Everyone who resists the junta’s rule faces the risk of jail or violence. Myanmar’s armed forces, known as the Tatmadaw, have shown no misgivings about gunning down, torturing or disappearing their own people, as happened during popular uprisings in 1988 and 2007.
But many of today’s youth have little or no direct memory of those events, and belong to a far different generation of young people from those who came before them — a generation accustomed to free and fair elections, civil society groups and connections to the outside world. Many are unwilling to accede to the Tatmadaw’s power grab, viewing it as a blatant abrogation of the NLD’s overwhelming popular mandate in elections in November.
“This generation has grown up when things were progressing toward democracy,” said Moe Thuzar, co-coordinator of the Myanmar Studies Program at the ISEAS Yusof Ishak Institute in Singapore.
The noisy evening protests in Yangon began with a rumour Monday that the military was instituting a curfew. Since the coup, what was meant to be a safe at-home protest is evolving into something much closer to open defiance.
On Tuesday night, residents banged on pots and pans from their apartment balconies for about five minutes. The following day, the uproar lasted more than half an hour, and included cars honking in the street, residents flashing lights and speakers blaring “Kabar Ma Kyay Bu,” the revolutionary anthem of the 1988 uprising set to the tune of American rock classic “Dust in the Wind.”
An increasing number of people began venturing outside, some knocking metal cups against street signs, others clanging together metal bowls from their street stalls, many just whooping and cheering.
The displays of defiance are largely being organized by youth activists, although the banging each night began more spontaneously. The nascent resistance movement still lacks widespread coordination. With the pro-democracy movement’s figurehead, Suu Kyi, still in custody and unable to communicate regularly with her followers, many are unsure what to do.
“I think maybe it’s time we all do silent protest on the street,” said one 24-year-old, who declined to provide a name, for fear of arrest. “If NLD people would say that, we would.
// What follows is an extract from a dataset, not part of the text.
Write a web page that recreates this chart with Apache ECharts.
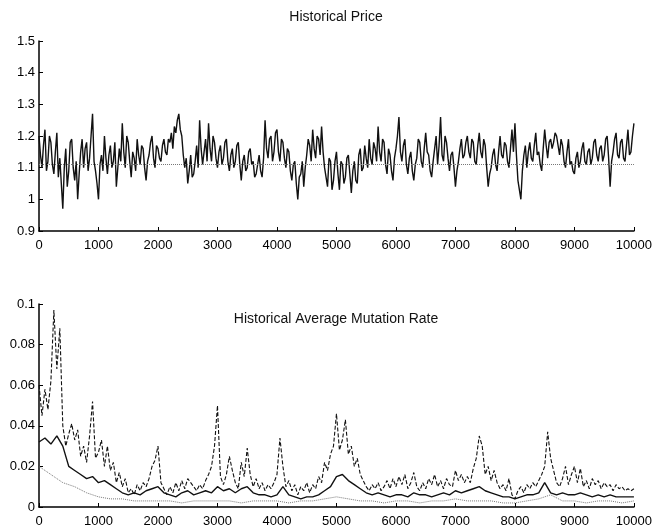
<!DOCTYPE html>
<html>
<head>
<meta charset="utf-8">
<script src="https://cdn.jsdelivr.net/npm/echarts@6/dist/echarts.min.js"></script>
<style>
  html, body { margin: 0; padding: 0; background: #fff; }
  #chart { width: 655px; height: 528px; }
</style>
</head>
<body>
<div id="chart"></div>
<script>
// Simulation length and sampling step of each recorded series
const generations = 10000;
const priceStep = 25;
const fastStep = 50;
const meanStep = 100;
const slowStep = 200;

// Market price sampled every 25 generations (one row per 1000 generations)
const price = [
  1.20,1.14,1.10,1.17,1.22,1.09,1.12,1.20,1.18,1.11,1.08,1.15,1.21,1.07,1.13,1.05,0.97,1.10,1.16,1.04,1.09,1.18,1.19,1.10,1.06,1.12,1.00,1.08,1.15,1.19,1.10,1.16,1.18,1.09,1.13,1.20,1.27,1.12,1.09,1.05,
  1.00,1.11,1.14,1.09,1.20,1.13,1.08,1.14,1.17,1.10,1.12,1.18,1.04,1.10,1.16,1.12,1.24,1.15,1.10,1.20,1.18,1.12,1.07,1.15,1.13,1.09,1.19,1.14,1.11,1.17,1.16,1.10,1.06,1.12,1.14,1.18,1.20,1.13,1.10,1.17,
  1.16,1.13,1.12,1.17,1.19,1.15,1.14,1.19,1.18,1.21,1.16,1.23,1.21,1.25,1.27,1.22,1.20,1.14,1.10,1.13,1.05,1.09,1.14,1.07,1.08,1.12,1.17,1.10,1.25,1.16,1.11,1.15,1.19,1.12,1.24,1.16,1.12,1.20,1.18,1.13,
  1.10,1.15,1.17,1.11,1.13,1.18,1.19,1.12,1.09,1.14,1.16,1.10,1.12,1.17,1.18,1.11,1.06,1.12,1.14,1.09,1.10,1.15,1.16,1.11,1.12,1.07,1.08,1.11,1.14,1.09,1.07,1.13,1.25,1.16,1.13,1.19,1.20,1.12,1.15,1.21,
  1.22,1.15,1.12,1.19,1.18,1.13,1.10,1.16,1.15,1.09,1.06,1.11,1.12,1.05,1.00,1.07,1.08,1.12,1.04,1.10,1.14,1.19,1.17,1.12,1.22,1.16,1.13,1.20,1.19,1.14,1.23,1.15,1.10,1.07,1.04,1.13,1.12,1.03,1.06,1.12,
  1.15,1.08,1.03,1.12,1.11,1.05,1.07,1.13,1.14,1.08,1.02,1.09,1.12,1.06,1.05,1.14,1.16,1.09,1.10,1.17,1.13,1.10,1.19,1.13,1.11,1.18,1.16,1.12,1.23,1.15,1.12,1.19,1.18,1.11,1.08,1.16,1.14,1.09,1.06,1.13,
  1.16,1.20,1.26,1.15,1.12,1.17,1.19,1.11,1.08,1.13,1.15,1.09,1.06,1.11,1.13,1.19,1.18,1.12,1.10,1.16,1.21,1.15,1.14,1.09,1.07,1.12,1.16,1.20,1.11,1.17,1.26,1.14,1.12,1.20,1.18,1.13,1.09,1.14,1.15,1.10,
  1.04,1.09,1.12,1.16,1.19,1.13,1.14,1.18,1.20,1.15,1.13,1.19,1.18,1.12,1.11,1.17,1.21,1.15,1.13,1.19,1.17,1.10,1.04,1.08,1.10,1.14,1.16,1.11,1.09,1.15,1.20,1.14,1.13,1.18,1.17,1.12,1.10,1.16,1.22,1.15,
  1.24,1.14,1.06,1.03,1.00,1.09,1.14,1.17,1.10,1.15,1.18,1.13,1.12,1.17,1.21,1.14,1.15,1.11,1.09,1.16,1.22,1.17,1.13,1.18,1.19,1.16,1.18,1.21,1.20,1.17,1.14,1.19,1.17,1.12,1.10,1.15,1.19,1.11,1.12,1.09,
  1.08,1.13,1.15,1.10,1.12,1.16,1.18,1.12,1.11,1.15,1.16,1.11,1.13,1.18,1.19,1.14,1.12,1.16,1.17,1.12,1.14,1.19,1.20,1.13,1.04,1.12,1.15,1.19,1.21,1.14,1.13,1.18,1.19,1.13,1.12,1.17,1.22,1.14,1.15,1.20,
  1.24
];
// Long-run mean price (dotted reference line)
const meanPrice = 1.115;

// Average mutation rate of the fast-adapting population (dashed), every 50 generations
const rateHigh = [
  0.060, 0.045, 0.058, 0.048, 0.062, 0.097, 0.068, 0.088, 0.040, 0.030, 0.036, 0.041, 0.033, 0.038, 0.025, 0.030, 0.022, 0.035, 0.052, 0.024,
  0.027, 0.033, 0.020, 0.030, 0.018, 0.022, 0.012, 0.017, 0.010, 0.014, 0.007, 0.009, 0.006, 0.011, 0.008, 0.012, 0.010, 0.014, 0.020, 0.023,
  0.030, 0.012, 0.009, 0.006, 0.010, 0.007, 0.012, 0.008, 0.013, 0.009, 0.014, 0.012, 0.010, 0.008, 0.011, 0.009, 0.013, 0.016, 0.020, 0.030,
  0.050, 0.015, 0.011, 0.016, 0.025, 0.018, 0.012, 0.009, 0.022, 0.015, 0.029, 0.016, 0.010, 0.014, 0.009, 0.012, 0.008, 0.011, 0.009, 0.012,
  0.016, 0.034, 0.020, 0.010, 0.013, 0.008, 0.011, 0.006, 0.010, 0.008, 0.012, 0.007, 0.011, 0.009, 0.015, 0.012, 0.022, 0.018, 0.026, 0.030,
  0.046, 0.028, 0.033, 0.043, 0.026, 0.030, 0.020, 0.024, 0.016, 0.013, 0.010, 0.008, 0.011, 0.009, 0.012, 0.008, 0.010, 0.013, 0.009, 0.014,
  0.010, 0.015, 0.011, 0.016, 0.009, 0.012, 0.017, 0.010, 0.008, 0.012, 0.009, 0.014, 0.011, 0.016, 0.010, 0.013, 0.009, 0.014, 0.011, 0.010,
  0.018, 0.013, 0.016, 0.012, 0.015, 0.012, 0.019, 0.024, 0.035, 0.030, 0.016, 0.020, 0.013, 0.018, 0.012, 0.009, 0.011, 0.008, 0.014, 0.006,
  0.004, 0.008, 0.010, 0.007, 0.011, 0.009, 0.012, 0.010, 0.013, 0.016, 0.020, 0.037, 0.024, 0.018, 0.012, 0.010, 0.014, 0.020, 0.011, 0.016,
  0.020, 0.012, 0.019, 0.010, 0.013, 0.009, 0.014, 0.011, 0.013, 0.009, 0.012, 0.010, 0.011, 0.008, 0.011, 0.009, 0.010, 0.008, 0.009, 0.008,
  0.009
];

// Population-wide average mutation rate (solid), every 100 generations
const rateMean = [
  0.032, 0.034, 0.031, 0.035, 0.030, 0.020, 0.018, 0.016, 0.014, 0.015,
  0.012, 0.013, 0.011, 0.009, 0.007, 0.006, 0.007, 0.006, 0.008, 0.009,
  0.010, 0.007, 0.006, 0.005, 0.007, 0.008, 0.006, 0.007, 0.008, 0.007,
  0.010, 0.008, 0.009, 0.007, 0.009, 0.010, 0.007, 0.006, 0.006, 0.005,
  0.006, 0.010, 0.006, 0.005, 0.004, 0.005, 0.005, 0.006, 0.008, 0.010,
  0.015, 0.016, 0.013, 0.011, 0.009, 0.007, 0.006, 0.007, 0.006, 0.005,
  0.006, 0.006, 0.005, 0.007, 0.006, 0.006, 0.005, 0.006, 0.007, 0.006,
  0.008, 0.007, 0.008, 0.009, 0.010, 0.008, 0.007, 0.006, 0.005, 0.005,
  0.004, 0.005, 0.006, 0.006, 0.007, 0.012, 0.007, 0.006, 0.007, 0.006,
  0.006, 0.007, 0.006, 0.005, 0.006, 0.005, 0.006, 0.005, 0.005, 0.005,
  0.005
];

// Average mutation rate of the slow-adapting population (dotted), every 200 generations
const rateLow = [
  0.020, 0.016, 0.012, 0.010, 0.007, 0.005, 0.004, 0.004, 0.003, 0.003,
  0.003, 0.003, 0.002, 0.003, 0.003, 0.003, 0.003, 0.002, 0.003, 0.003,
  0.003, 0.002, 0.003, 0.003, 0.004, 0.005, 0.004, 0.003, 0.003, 0.002,
  0.003, 0.003, 0.002, 0.003, 0.003, 0.004, 0.003, 0.003, 0.003, 0.002,
  0.002, 0.003, 0.004, 0.006, 0.003, 0.003, 0.002, 0.003, 0.003, 0.002,
  0.003
];

const priceTicks = { min: 0.9, max: 1.5, interval: 0.1 };
const rateTicks = { min: 0, max: 0.1, interval: 0.02 };
const xTicks = { min: 0, max: generations, interval: 1000 };

const withX = (arr, step) => arr.map((v, i) => [i * step, v]);

const FONT = '"Liberation Sans", Arial, Helvetica, sans-serif';

function xAxisFor(gridIndex) {
  return {
    type: 'value', gridIndex,
    min: xTicks.min, max: xTicks.max, interval: xTicks.interval,
    axisLine: { show: true, lineStyle: { color: '#000', width: 1.5 } },
    axisTick: { show: true, inside: true, length: 4, lineStyle: { color: '#000', width: 1 } },
    axisLabel: { color: '#000', fontSize: 13, fontFamily: FONT, margin: 8, formatter: v => String(v) },
    splitLine: { show: false }
  };
}
function yAxisFor(gridIndex, ticks) {
  return {
    type: 'value', gridIndex,
    min: ticks.min, max: ticks.max, interval: ticks.interval,
    axisLine: { show: true, lineStyle: { color: '#000', width: 1.5 } },
    axisTick: { show: true, inside: true, length: 4, lineStyle: { color: '#000', width: 1 } },
    axisLabel: { color: '#000', fontSize: 13, fontFamily: FONT, margin: 4 },
    splitLine: { show: false }
  };
}

const chart = echarts.init(document.getElementById('chart'), null, { renderer: 'canvas' });
chart.setOption({
  animation: false,
  backgroundColor: '#fff',
  graphic: [
    { type: 'text', x: 336, y: 17, style: { text: 'Historical Price', fill: '#111', font: '14px ' + FONT, textAlign: 'center', textVerticalAlign: 'middle' } },
    { type: 'text', x: 336, y: 319, style: { text: 'Historical Average Mutation Rate', fill: '#111', font: '14px ' + FONT, textAlign: 'center', textVerticalAlign: 'middle' } }
  ],
  grid: [
    { left: 39, right: 19, top: 41, height: 190 },
    { left: 39, right: 19, top: 304, height: 204 }
  ],
  xAxis: [xAxisFor(0), xAxisFor(1)],
  yAxis: [yAxisFor(0, priceTicks), yAxisFor(1, rateTicks)],
  series: [
    {
      name: 'price', type: 'line', xAxisIndex: 0, yAxisIndex: 0,
      data: withX(price, priceStep), showSymbol: false, symbol: 'none',
      lineStyle: { color: '#111', width: 1.4 },
      markLine: {
        silent: true, symbol: 'none', label: { show: false },
        lineStyle: { color: '#777', type: 'dotted', width: 1 },
        data: [{ yAxis: meanPrice }]
      }
    },
    {
      name: 'slow', type: 'line', xAxisIndex: 1, yAxisIndex: 1,
      data: withX(rateLow, slowStep), showSymbol: false, symbol: 'none',
      lineStyle: { color: '#777', width: 1, type: 'dotted' }
    },
    {
      name: 'mean', type: 'line', xAxisIndex: 1, yAxisIndex: 1,
      data: withX(rateMean, meanStep), showSymbol: false, symbol: 'none',
      lineStyle: { color: '#111', width: 1.4 }
    },
    {
      name: 'fast', type: 'line', xAxisIndex: 1, yAxisIndex: 1,
      data: withX(rateHigh, fastStep), showSymbol: false, symbol: 'none',
      lineStyle: { color: '#111', width: 1.1, type: [4, 2] }
    }
  ]
});
</script>
</body>
</html>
Now everyone [is] unsure who to trust.”
A 23-year-old student activist, also speaking on condition of anonymity, admitted that lack of organization has been a key failing of the resistance movement so far, but said that would change. “We are now trying to connect with different unions: student unions, labour unions, teachers’ unions,” he said.
He and his circle of fellow activists are planning small protests and sticker campaigns for now, but intend for those to lead to something bigger.
His group is demanding not just a reversal of the coup, but an overhaul of the 2008 military-drafted Constitution that gave the Tatmadaw control of key institutions like the police and veto power over constitutional changes.
“We are planning to do something to protest according to our three principles: to uproot the military regime, the complete destruction of the 2008 Constitution and absolute democracy,” he said.
Several political parties and armed organizations representing minority ethnic groups — which often clashed with Suu Kyi’s NLD during its time in power — have also expressed opposition to the coup. Repression and military brutality has shadowed Kyaw Thu Win’s life. The Rebel Riot singer was born a year before the so-called 888 Uprising, when students led a six-month-long protest that resulted in thousands being killed by the military and many more tortured and jailed.
His band was formed in 2007, the year of the Saffron Revolution, when the Tatmadaw crushed protests calling for economic and political reform. He was barely out of his teens.
While those events inspire much of his music, he fears that younger people, particularly his fans, feel no connection to the worst days of the junta.
“They have no experience with dictatorship at all,” he said. “This time is a scary time. We don’t know what will happen in the future.”